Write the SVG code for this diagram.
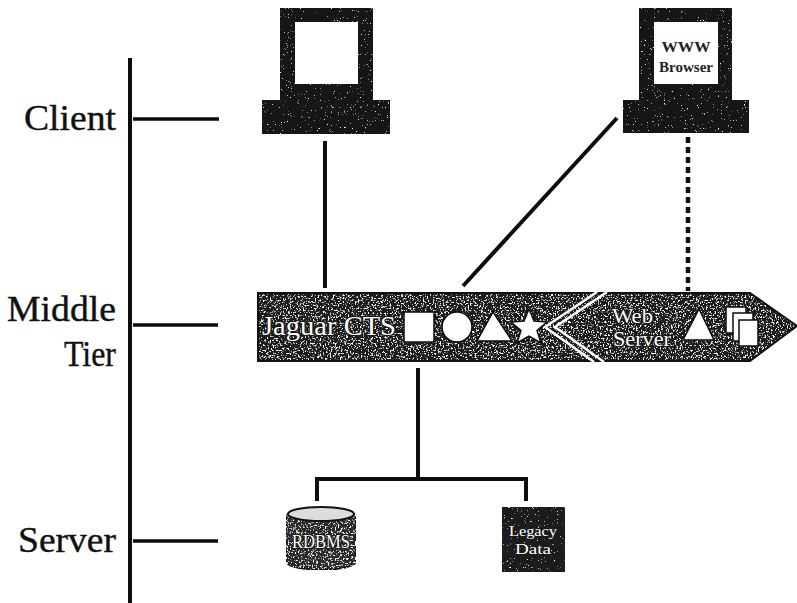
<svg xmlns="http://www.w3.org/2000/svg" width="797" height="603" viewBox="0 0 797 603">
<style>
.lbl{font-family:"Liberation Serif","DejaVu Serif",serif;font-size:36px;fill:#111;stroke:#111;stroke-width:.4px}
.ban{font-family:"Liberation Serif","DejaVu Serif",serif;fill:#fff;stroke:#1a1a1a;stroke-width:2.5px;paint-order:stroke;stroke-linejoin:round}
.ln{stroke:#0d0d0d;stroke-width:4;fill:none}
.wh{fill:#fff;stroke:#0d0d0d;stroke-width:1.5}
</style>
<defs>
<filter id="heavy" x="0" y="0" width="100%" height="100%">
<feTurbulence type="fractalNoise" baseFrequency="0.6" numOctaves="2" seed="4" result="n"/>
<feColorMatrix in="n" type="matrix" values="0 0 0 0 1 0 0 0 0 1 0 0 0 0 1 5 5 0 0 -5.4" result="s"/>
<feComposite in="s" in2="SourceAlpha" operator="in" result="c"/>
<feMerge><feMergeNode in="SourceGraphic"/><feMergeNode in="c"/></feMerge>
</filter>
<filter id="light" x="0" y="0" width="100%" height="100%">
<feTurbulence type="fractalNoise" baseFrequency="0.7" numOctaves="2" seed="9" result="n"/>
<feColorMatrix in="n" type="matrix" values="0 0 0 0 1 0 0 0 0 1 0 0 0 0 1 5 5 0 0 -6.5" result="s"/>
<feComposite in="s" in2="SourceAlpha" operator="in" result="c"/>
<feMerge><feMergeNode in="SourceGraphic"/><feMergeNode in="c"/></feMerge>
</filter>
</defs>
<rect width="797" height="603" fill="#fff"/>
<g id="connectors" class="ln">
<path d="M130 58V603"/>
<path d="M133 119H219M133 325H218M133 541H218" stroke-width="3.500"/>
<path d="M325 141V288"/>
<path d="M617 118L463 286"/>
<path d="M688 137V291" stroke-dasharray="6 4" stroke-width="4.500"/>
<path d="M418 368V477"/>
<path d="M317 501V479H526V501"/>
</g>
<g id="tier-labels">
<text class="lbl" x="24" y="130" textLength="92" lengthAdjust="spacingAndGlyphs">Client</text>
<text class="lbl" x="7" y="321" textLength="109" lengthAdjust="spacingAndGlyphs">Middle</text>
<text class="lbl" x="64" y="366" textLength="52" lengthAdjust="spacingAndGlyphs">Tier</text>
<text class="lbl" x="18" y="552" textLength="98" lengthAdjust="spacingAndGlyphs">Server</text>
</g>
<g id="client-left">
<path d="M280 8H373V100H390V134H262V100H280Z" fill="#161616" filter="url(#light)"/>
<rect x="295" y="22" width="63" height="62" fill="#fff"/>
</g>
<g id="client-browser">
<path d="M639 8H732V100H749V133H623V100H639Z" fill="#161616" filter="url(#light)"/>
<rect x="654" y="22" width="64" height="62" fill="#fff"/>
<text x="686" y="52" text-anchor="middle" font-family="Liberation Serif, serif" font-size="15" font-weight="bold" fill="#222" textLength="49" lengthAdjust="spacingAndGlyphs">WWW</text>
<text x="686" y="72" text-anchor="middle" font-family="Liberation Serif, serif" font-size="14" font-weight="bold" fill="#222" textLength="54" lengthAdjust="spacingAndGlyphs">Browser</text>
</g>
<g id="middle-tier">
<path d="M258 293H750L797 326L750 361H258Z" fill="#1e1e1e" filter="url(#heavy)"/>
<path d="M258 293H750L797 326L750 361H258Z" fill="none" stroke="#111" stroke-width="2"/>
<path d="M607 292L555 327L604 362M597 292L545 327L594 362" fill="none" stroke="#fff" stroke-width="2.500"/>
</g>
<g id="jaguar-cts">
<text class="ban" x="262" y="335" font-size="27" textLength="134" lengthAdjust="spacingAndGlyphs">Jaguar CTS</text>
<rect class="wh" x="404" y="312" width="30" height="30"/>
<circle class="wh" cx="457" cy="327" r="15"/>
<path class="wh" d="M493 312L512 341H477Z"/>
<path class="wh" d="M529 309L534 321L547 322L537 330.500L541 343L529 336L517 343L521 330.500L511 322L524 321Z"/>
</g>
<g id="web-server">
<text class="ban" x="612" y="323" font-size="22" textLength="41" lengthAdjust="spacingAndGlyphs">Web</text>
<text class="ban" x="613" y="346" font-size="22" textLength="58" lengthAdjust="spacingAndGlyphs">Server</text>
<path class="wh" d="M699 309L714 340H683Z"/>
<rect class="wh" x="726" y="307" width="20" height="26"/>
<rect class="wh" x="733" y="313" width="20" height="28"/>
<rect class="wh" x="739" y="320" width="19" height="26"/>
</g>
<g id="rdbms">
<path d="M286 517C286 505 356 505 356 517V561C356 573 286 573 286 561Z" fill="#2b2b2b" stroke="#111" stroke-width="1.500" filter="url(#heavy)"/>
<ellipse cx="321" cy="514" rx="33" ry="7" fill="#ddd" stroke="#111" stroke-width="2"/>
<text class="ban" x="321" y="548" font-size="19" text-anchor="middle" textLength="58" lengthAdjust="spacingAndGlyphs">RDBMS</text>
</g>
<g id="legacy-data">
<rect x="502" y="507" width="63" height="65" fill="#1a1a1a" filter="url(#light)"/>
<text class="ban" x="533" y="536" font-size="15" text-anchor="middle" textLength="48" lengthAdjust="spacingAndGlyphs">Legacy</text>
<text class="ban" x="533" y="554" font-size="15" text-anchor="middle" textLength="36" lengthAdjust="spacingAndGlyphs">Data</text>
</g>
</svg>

▶ _WHAT TO WORK ON_: Would you return the data exactly as written, without the pictures?

▶ _RESPONSE BELOW_:
Write the SVG code for this diagram.
<svg xmlns="http://www.w3.org/2000/svg" width="797" height="603" viewBox="0 0 797 603">
<style>
.lbl{font-family:"Liberation Serif","DejaVu Serif",serif;font-size:36px;fill:#111;stroke:#111;stroke-width:.4px}
.ban{font-family:"Liberation Serif","DejaVu Serif",serif;fill:#fff;stroke:#1a1a1a;stroke-width:2.5px;paint-order:stroke;stroke-linejoin:round}
.ln{stroke:#0d0d0d;stroke-width:4;fill:none}
.wh{fill:#fff;stroke:#0d0d0d;stroke-width:1.5}
</style>
<defs>
<filter id="heavy" x="0" y="0" width="100%" height="100%">
<feTurbulence type="fractalNoise" baseFrequency="0.6" numOctaves="2" seed="4" result="n"/>
<feColorMatrix in="n" type="matrix" values="0 0 0 0 1 0 0 0 0 1 0 0 0 0 1 5 5 0 0 -5.4" result="s"/>
<feComposite in="s" in2="SourceAlpha" operator="in" result="c"/>
<feMerge><feMergeNode in="SourceGraphic"/><feMergeNode in="c"/></feMerge>
</filter>
<filter id="light" x="0" y="0" width="100%" height="100%">
<feTurbulence type="fractalNoise" baseFrequency="0.7" numOctaves="2" seed="9" result="n"/>
<feColorMatrix in="n" type="matrix" values="0 0 0 0 1 0 0 0 0 1 0 0 0 0 1 5 5 0 0 -6.5" result="s"/>
<feComposite in="s" in2="SourceAlpha" operator="in" result="c"/>
<feMerge><feMergeNode in="SourceGraphic"/><feMergeNode in="c"/></feMerge>
</filter>
</defs>
<rect width="797" height="603" fill="#fff"/>
<g id="connectors" class="ln">
<path d="M130 58V603"/>
<path d="M133 119H219M133 325H218M133 541H218" stroke-width="3.500"/>
<path d="M325 141V288"/>
<path d="M617 118L463 286"/>
<path d="M688 137V291" stroke-dasharray="6 4" stroke-width="4.500"/>
<path d="M418 368V477"/>
<path d="M317 501V479H526V501"/>
</g>
<g id="tier-labels">
<text class="lbl" x="24" y="130" textLength="92" lengthAdjust="spacingAndGlyphs">Client</text>
<text class="lbl" x="7" y="321" textLength="109" lengthAdjust="spacingAndGlyphs">Middle</text>
<text class="lbl" x="64" y="366" textLength="52" lengthAdjust="spacingAndGlyphs">Tier</text>
<text class="lbl" x="18" y="552" textLength="98" lengthAdjust="spacingAndGlyphs">Server</text>
</g>
<g id="client-left">
<path d="M280 8H373V100H390V134H262V100H280Z" fill="#161616" filter="url(#light)"/>
<rect x="295" y="22" width="63" height="62" fill="#fff"/>
</g>
<g id="client-browser">
<path d="M639 8H732V100H749V133H623V100H639Z" fill="#161616" filter="url(#light)"/>
<rect x="654" y="22" width="64" height="62" fill="#fff"/>
<text x="686" y="52" text-anchor="middle" font-family="Liberation Serif, serif" font-size="15" font-weight="bold" fill="#222" textLength="49" lengthAdjust="spacingAndGlyphs">WWW</text>
<text x="686" y="72" text-anchor="middle" font-family="Liberation Serif, serif" font-size="14" font-weight="bold" fill="#222" textLength="54" lengthAdjust="spacingAndGlyphs">Browser</text>
</g>
<g id="middle-tier">
<path d="M258 293H750L797 326L750 361H258Z" fill="#1e1e1e" filter="url(#heavy)"/>
<path d="M258 293H750L797 326L750 361H258Z" fill="none" stroke="#111" stroke-width="2"/>
<path d="M607 292L555 327L604 362M597 292L545 327L594 362" fill="none" stroke="#fff" stroke-width="2.500"/>
</g>
<g id="jaguar-cts">
<text class="ban" x="262" y="335" font-size="27" textLength="134" lengthAdjust="spacingAndGlyphs">Jaguar CTS</text>
<rect class="wh" x="404" y="312" width="30" height="30"/>
<circle class="wh" cx="457" cy="327" r="15"/>
<path class="wh" d="M493 312L512 341H477Z"/>
<path class="wh" d="M529 309L534 321L547 322L537 330.500L541 343L529 336L517 343L521 330.500L511 322L524 321Z"/>
</g>
<g id="web-server">
<text class="ban" x="612" y="323" font-size="22" textLength="41" lengthAdjust="spacingAndGlyphs">Web</text>
<text class="ban" x="613" y="346" font-size="22" textLength="58" lengthAdjust="spacingAndGlyphs">Server</text>
<path class="wh" d="M699 309L714 340H683Z"/>
<rect class="wh" x="726" y="307" width="20" height="26"/>
<rect class="wh" x="733" y="313" width="20" height="28"/>
<rect class="wh" x="739" y="320" width="19" height="26"/>
</g>
<g id="rdbms">
<path d="M286 517C286 505 356 505 356 517V561C356 573 286 573 286 561Z" fill="#2b2b2b" stroke="#111" stroke-width="1.500" filter="url(#heavy)"/>
<ellipse cx="321" cy="514" rx="33" ry="7" fill="#ddd" stroke="#111" stroke-width="2"/>
<text class="ban" x="321" y="548" font-size="19" text-anchor="middle" textLength="58" lengthAdjust="spacingAndGlyphs">RDBMS</text>
</g>
<g id="legacy-data">
<rect x="502" y="507" width="63" height="65" fill="#1a1a1a" filter="url(#light)"/>
<text class="ban" x="533" y="536" font-size="15" text-anchor="middle" textLength="48" lengthAdjust="spacingAndGlyphs">Legacy</text>
<text class="ban" x="533" y="554" font-size="15" text-anchor="middle" textLength="36" lengthAdjust="spacingAndGlyphs">Data</text>
</g>
</svg>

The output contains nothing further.